From the Regents all the way to passing the Bar Exam to practice Law, tests are part of a student’s life at all ages. The best way to prepare for any test is to use practice exams to re-create, or put more cleverly, Pre-Create the experience you will have on test day. Here are a few essential tips on how students of all ages can get the most out of their practice exams.
1. Take your practice test on the same day of the week and time of day that the actual test will be administered.
If the test is going to start at 10:00 am, practice taking it at 10:00 am. If the test is on a Saturday morning, take your practice tests on Saturday morning. Studies have shown that our ability to focus often corresponds to specific times of the day, leading some people to prefer studying at night, while others feel most capable in the mornings. Whatever time is ideal for you or your child, it’s preferable to schedule tests during those times as well. However, there isn’t always flexibility when it comes to administration times (especially with standardized tests); so, earning the best score requires peak performance regardless of the time of day the test is taken. The best way to get peak performance is to re-make and practice test day at least a few times so you or your child is comfortable with, and used to working at that time of the day. Also, if possible, try to Pre-Create a practice test on the same day of the week to make your test experience the most similar to the one approaching.
2. Time your test the same way it will be timed on test day.
Pre-Create the sequence of tests and breaks between tests as they will be administered on test day. You don’t necessarily need a stopwatch, but it will be helpful for you or your child to get used to taking breaks after completing the same number of sections of the test that will be required on test day.
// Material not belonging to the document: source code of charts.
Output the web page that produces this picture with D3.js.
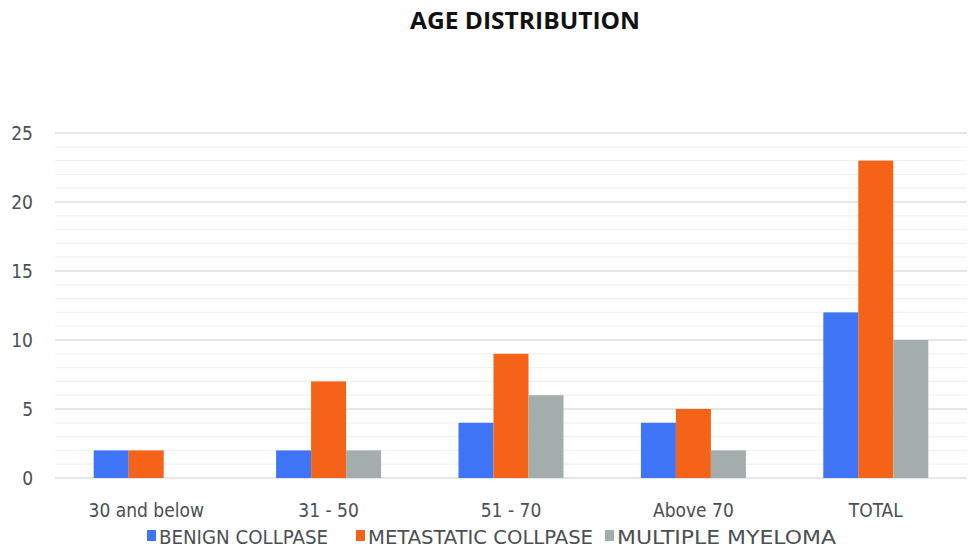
<!DOCTYPE html>
<html><head><meta charset="utf-8">
<script src="https://cdn.jsdelivr.net/npm/d3@7"></script>
<style>body{margin:0;background:#fff;} svg{display:block;}</style>
</head><body><svg id="c" width="977" height="554"></svg>
<script>
const categories = ["30 and below", "31 - 50", "51 - 70", "Above 70", "TOTAL"];
const seriesNames = ["BENIGN COLLPASE", "METASTATIC COLLPASE", "MULTIPLE MYELOMA"];
const benign = [2, 2, 4, 4, 12];
const metastatic = [2, 7, 9, 5, 23];
const myeloma = [0, 2, 6, 2, 10];
const yTicks = [0, 5, 10, 15, 20, 25];
const colors = ["#3f74f6", "#f46317", "#a3adab"];

const values = [benign, metastatic, myeloma];
const svg = d3.select("#c");
const font = "'Liberation Sans Narrow', 'DejaVu Sans Condensed', sans-serif";
const m = {l: 55, r: 10, t: 133, b: 76};
const W = 977, H = 554;
const x = d3.scaleBand().domain(categories).range([m.l, W - m.r]).paddingInner(0).paddingOuter(0);
const x1 = d3.scaleBand().domain(d3.range(3)).range([0, 105]);
const y = d3.scaleLinear().domain([0, 25]).range([H - m.b, m.t]);

// minor grid
svg.append("g").selectAll("line").data(d3.range(0, 26)).join("line")
  .attr("x1", m.l).attr("x2", W - m.r)
  .attr("y1", d => y(d)).attr("y2", d => y(d))
  .attr("stroke", d => d % 5 === 0 ? "#dcdfe0" : "#f1f2f2").attr("stroke-width", 1.3);

// y axis labels
const ya = svg.append("g").attr("transform", `translate(${m.l},0)`)
  .call(d3.axisLeft(y).tickValues(yTicks).tickSize(0).tickPadding(22));
ya.select(".domain").remove();
ya.selectAll("text").attr("font-family", font).attr("font-size", 19).attr("fill", "#4a4f52");

// bars
const g = svg.append("g");
categories.forEach((c, i) => {
  values.forEach((s, j) => {
    if (s[i] > 0) {
      g.append("rect")
        .attr("x", x(c) + x.bandwidth() / 2 - 52.5 + x1(j))
        .attr("width", x1.bandwidth())
        .attr("y", y(s[i]))
        .attr("height", y(0) - y(s[i]))
        .attr("fill", colors[j]);
    }
  });
});

// x axis labels
const xa = svg.append("g").attr("transform", `translate(0,${y(0)})`)
  .call(d3.axisBottom(x).tickSize(0).tickPadding(26));
xa.select(".domain").remove();
xa.selectAll("text").attr("font-family", font).attr("font-size", 19).attr("fill", "#4a4f52");

// title
svg.append("text").attr("x", 525).attr("y", 29).attr("text-anchor", "middle")
  .attr("font-family", "'Open Sans', sans-serif").attr("font-weight", "bold").attr("font-size", 23)
  .attr("textLength", 230).attr("lengthAdjust", "spacingAndGlyphs")
  .attr("fill", "#111").text("AGE DISTRIBUTION");

// legend
const legX = [147, 356, 605];
const legW = [169, 225, 219];
const lg = svg.append("g");
seriesNames.forEach((n, j) => {
  lg.append("rect").attr("x", legX[j]).attr("y", 530).attr("width", 9).attr("height", 11).attr("fill", colors[j]);
  lg.append("text").attr("x", legX[j] + 12).attr("y", 544).attr("font-family", font).attr("font-size", 20)
    .attr("textLength", legW[j]).attr("lengthAdjust", "spacingAndGlyphs")
    .attr("fill", "#4a4f52").text(n);
});
</script></body></html>
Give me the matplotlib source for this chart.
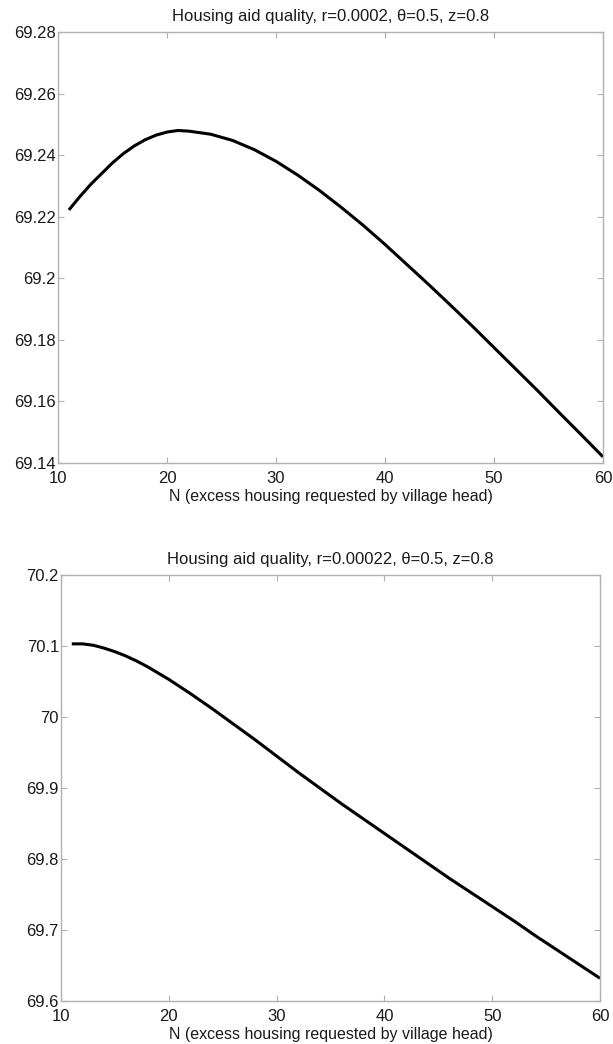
import matplotlib
matplotlib.use("Agg")
import matplotlib.pyplot as plt

plt.rcParams['font.family'] = ['Liberation Sans', 'DejaVu Sans']

# Top panel: r=0.0002
n_top = [11, 12, 13, 14, 15, 16, 17, 18, 19, 20, 21, 22, 24, 26, 28, 30, 32, 34, 36,
         38, 40, 42, 44, 46, 48, 50, 52, 54, 56, 58, 60]
q_top = [69.2222, 69.2265, 69.2305, 69.2340, 69.2375, 69.2405, 69.2430, 69.2450,
         69.2465, 69.2475, 69.2480, 69.2478, 69.2468, 69.2448, 69.2418, 69.2380,
         69.2335, 69.2285, 69.2230, 69.2172, 69.2110, 69.2045, 69.1980, 69.1913,
         69.1845, 69.1775, 69.1705, 69.1635, 69.1563, 69.1492, 69.1420]

# Bottom panel: r=0.00022
n_bot = [11, 12, 13, 14, 15, 16, 17, 18, 19, 20, 22, 24, 26, 28, 30, 32, 34, 36, 38,
         40, 42, 44, 46, 48, 50, 52, 54, 56, 58, 60]
q_bot = [70.103, 70.103, 70.101, 70.097, 70.092, 70.086, 70.079, 70.071, 70.062,
         70.053, 70.033, 70.012, 69.990, 69.968, 69.945, 69.922, 69.900, 69.878,
         69.857, 69.836, 69.815, 69.794, 69.773, 69.753, 69.733, 69.713, 69.692,
         69.672, 69.652, 69.632]

xticks = [10, 20, 30, 40, 50, 60]
yticks_top = [69.14, 69.16, 69.18, 69.2, 69.22, 69.24, 69.26, 69.28]
ytick_labels_top = ['69.14', '69.16', '69.18', '69.2', '69.22', '69.24', '69.26', '69.28']
yticks_bot = [69.6, 69.7, 69.8, 69.9, 70.0, 70.1, 70.2]
ytick_labels_bot = ['69.6', '69.7', '69.8', '69.9', '70', '70.1', '70.2']

titles = ['Housing aid quality, r=0.0002, \u03b8=0.5, z=0.8',
          'Housing aid quality, r=0.00022, \u03b8=0.5, z=0.8']
xlabel = 'N (excess housing requested by village head)'

W, H = 613, 1044
fig = plt.figure(figsize=(W / 100, H / 100), dpi=100)

ax1 = fig.add_axes([58 / W, 1 - 463 / H, (603 - 58) / W, (463 - 32) / H])
ax2 = fig.add_axes([61 / W, 1 - 1001 / H, (600 - 61) / W, (1001 - 575) / H])

panels = [
    (ax1, n_top, q_top, yticks_top, ytick_labels_top, (69.14, 69.28), titles[0]),
    (ax2, n_bot, q_bot, yticks_bot, ytick_labels_bot, (69.6, 70.2), titles[1]),
]

txt = '#1a1a1a'
for ax, x, y, yt, ytl, ylim, title in panels:
    ax.plot(x, y, color='black', lw=2.2, solid_capstyle='butt')
    ax.set_xlim(10, 60)
    ax.set_ylim(*ylim)
    ax.set_xticks(xticks)
    ax.set_xticklabels([str(t) for t in xticks])
    ax.set_yticks(yt)
    ax.set_yticklabels(ytl)
    for s in ax.spines.values():
        s.set_color('#b0b0b0')
        s.set_linewidth(1.0)
    ax.tick_params(direction='in', top=True, right=True, length=4, width=0.8,
                   color='#b0b0b0', labelsize=12, labelcolor=txt)
    ax.tick_params(axis='x', pad=5.5)
    ax.tick_params(axis='y', pad=1.5)
    ax.set_title(title, fontsize=12, color=txt, pad=8)
    ax.set_xlabel(xlabel, fontsize=11.5, color=txt, labelpad=2.5)

fig.savefig('out.png', dpi=100)
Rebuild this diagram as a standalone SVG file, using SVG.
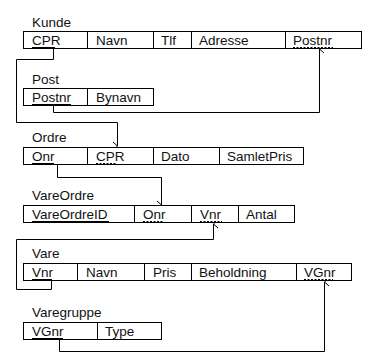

I’ve had students that have “Powered Through” five sections of a test without taking any breaks and others that have taken half of a test in the morning and the other half in the afternoon. The problem with these approaches is that practice tests without proper pacing don’t prepare students for what their test day will eventually be like. Fatigue can set in between test sections that a student won’t be prepared for because they were used to spreading their exam out over an entire day instead of three hours. For the “Powering Through” student, breaks can feel interruptive, breaking their stride, putting them off balance. Whatever timing you or your child prefer in taking a practice test, the administration of the actual test is often very rigid in its scheme of breaks and test section combinations. Be ready for the peaks and valleys of test day by having your timing and pacing practice be as similar to actual test day as possible.
3. Eat the same meals, have the same snacks.
Countless nutritionists (and many posts on this blog) point to the connection between performance in the classroom and the diets consumed by students. When it comes to test taking, especially important tests, test day often feels “special” to a test taker, and they might eat a different breakfast or lunch that day, or skip eating altogether. Remember, the brain is powered by food, and one’s ability to think depends on you or your child getting the nutrients they need. On the day of the test, it’s really helpful to eat the same foods you ate when you practiced, in the same amounts. Another thing that happens on test day is that I’ve seen many students eat sugary snacks they never ate during their practice tests, or drinking coffee or energy drinks, only to find themselves crashing halfway through, or worse, attacking the test too quickly. It’s often useful to have a snack or some water between tests, but “Testing” these snacks out during practice tests will teach you or your child what combinations of food and drink create the most confidence and the right amount and kind of energy for test taking.
These are three, of what I think are the most important ways to use practice tests to get the most out of test days. Bloggers, do you have any other tips for peak performance?